这不是崩溃的,因为milvus存储text的字符串长度是有限制的,如图是65536,而由于你的切分方式导致,切出了一个74246的长文本,事实上,长文本的embedding效果一般也不好,因为信息过多让特征不再明显。因为history_rag的文本切分是针对史料,所以不一定适合你的文本,使用更通用的文本切分方式,请参考https://github.com/wxywb/history_rag/issues/63

flash201524 commented 3 months ago

这不是崩溃的,因为milvus存储text的字符串长度是有限制的,如图是65536,而由于你的切分方式导致,切出了一个74246的长文本,事实上,长文本的embedding效果一般也不好,因为信息过多让特征不再明显。

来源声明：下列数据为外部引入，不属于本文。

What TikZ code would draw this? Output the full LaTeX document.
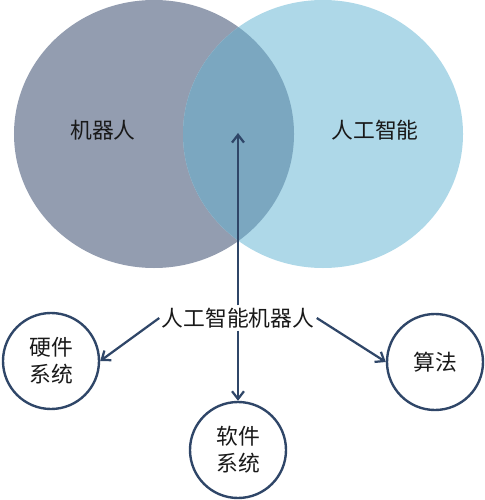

因为history_rag的文本切分是针对史料,所以不一定适合你的文本,使用更通用的文本切分方式,请参考https://github.com/wxywb/history_rag/issues/63

明白了,但是我没办法把已经切好的文本删除了,输入remove 文件夹名之后说有多少条但是删除0条,有没有什么其他删除的指令呢

wxywb commented 3 months ago
from pymilvus import Collection, connections
connections.connect("default", host="localhost", port="19530")
#在cfgs/config.yaml中的默认值
col_name = "history_rag" 
col = Collection(col_name)
col.load()
col.drop()